Rachel Matthews, Director of International Communications at Instructure said: “Procurement is a significant barrier to tech adoption. Other territories such as Scotland and Scandinavia manage the process more effectively. Other areas of need included dealing with legacy systems and equipment, a closer look at how to measure the ROI of technology – and the need for adequate training to ensure adoption.” She stressed the importance of grassroots collaboration to help schools incorporate more tech in their teaching.

The roundtable held by Instructure and Canvas

Anna Wolffe, secretariat to the Education All Party Parliamentary Group observed that there is currently considerable freedom on the use of tech in schools, and spoke of a history of ‘mixed rhetoric’ from the government on whether to teach digitally. She said:  ‘I don’t think we have got it right, as there has been a seesaw from edtech to textbook, but the two can work happily side-by-side in the classroom…Government doesn’t want to be too prescriptive, but wants to tell schools the end goal, but how they get there should be up to them.’ 

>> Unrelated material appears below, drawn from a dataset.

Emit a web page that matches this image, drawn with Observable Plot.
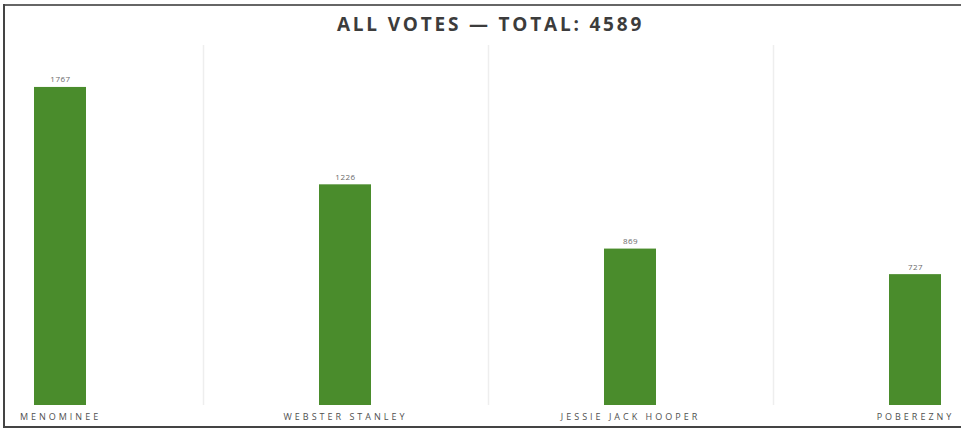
<!DOCTYPE html>
<html>
<head>
<meta charset="utf-8">
<script src="https://cdn.jsdelivr.net/npm/d3@7"></script>
<script src="https://cdn.jsdelivr.net/npm/@observablehq/plot@0.6"></script>
<style>
  html, body { margin: 0; padding: 0; background: #fff; overflow: hidden; }
  #wrap { position: relative; width: 961px; height: 432px; overflow: hidden; font-family: "Open Sans", sans-serif; }
  .line { position: absolute; background: #555; }
  #topline { left: 3px; top: 4px; width: 958px; height: 2px; background: #666; }
  #leftline { left: 3px; top: 4px; width: 2px; height: 424px; background: #444; }
  #bottomline { left: 3px; top: 426px; width: 958px; height: 2px; background: #444; }
  #title { position: absolute; top: 11px; left: 0; width: 961px; text-align: center; padding-left: 20px; box-sizing: border-box; font-size: 19px; font-weight: 700; color: #3c3c3c; letter-spacing: 2.8px; line-height: 26px; }
  #chart { position: absolute; top: 40px; left: 0; }
  #chart svg [aria-label="x-axis tick label"] text { letter-spacing: 3px; }
  #chart svg [aria-label="text"] text { letter-spacing: 0.5px; }
</style>
</head>
<body>
<div id="wrap">
  <div class="line" id="topline"></div>
  <div class="line" id="leftline"></div>
  <div class="line" id="bottomline"></div>
  <div id="title">ALL VOTES — TOTAL: 4589</div>
  <div id="chart"></div>
</div>
<script>
const candidates = ["MENOMINEE", "WEBSTER STANLEY", "JESSIE JACK HOOPER", "POBEREZNY"];
const votes = [1767, 1226, 869, 727];
const yDomain = [0, 2000];

const data = candidates.map((c, i) => ({candidate: c, votes: votes[i]}));

const plot = Plot.plot({
  width: 961,
  height: 388,
  marginTop: 5,
  marginBottom: 23,
  marginLeft: 0,
  marginRight: 0,
  style: {fontFamily: "'Open Sans', sans-serif", background: "transparent"},
  x: {domain: candidates, range: [32, 942], paddingInner: 0.818, paddingOuter: 0},
  y: {domain: yDomain, axis: null},
  marks: [
    Plot.ruleX(candidates.slice(0, 3), {x: d => d, dx: 143, stroke: "#eeeeee", strokeWidth: 1.5}),
    Plot.barY(data, {x: "candidate", y: "votes", fill: "#4a8c2c"}),
    Plot.text(data, {x: "candidate", y: "votes", text: d => String(d.votes), lineAnchor: "bottom", dy: -5, fontSize: 8, fill: "#6a6a6a"}),
    Plot.axisX({tickSize: 0, tickPadding: 8, fontSize: 9, fill: "#505050", label: null})
  ]
});
document.getElementById("chart").appendChild(plot);
</script>
</body>
</html>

“Bett is mind-bogglingly huge, and teachers need to do their research before they go to make the most of their time there.’ Anna went on to say that there is a fundamental lack of understanding into how much tech can help education and that schools want advice.

Emilie Sundorph, who works on edtech for the think tank Reform, said that leadership in schools was key to helping teachers make the choice to adopt digital teaching tools, as some still felt tech is a distraction. Emilie said: ‘There is still a feeling that edtech is an extra. We need to show how edtech can contribute to closing the attainment gap.’  Edtech is an upfront investment in terms of time and money, and schools want to be seen as fiscally responsible. In the long term though, Emilie predicts that adoption of digital technology will reap rewards in terms of pupil attainment.

Instructure say that the current guidance is fragmented and sourcing digital equipment is left to schools and teachers with little support. Instructure owns Canvas, which provides virtual learning environments for education, and their white paper Driving Digital Strategy in Schools was published last summer. The conclusion calls for government guidance which is flexible enough to meet institutions’ individual needs but prescriptive enough to provide security and recognises the importance of continued grassroots collaboration between students and teachers.

It was widely anticipated that new Digital Strategy would be included in the Secretary of State for Education’s speech at Bett, but a spokesperson for the Department of Education said the strategy will be announced “in due course”.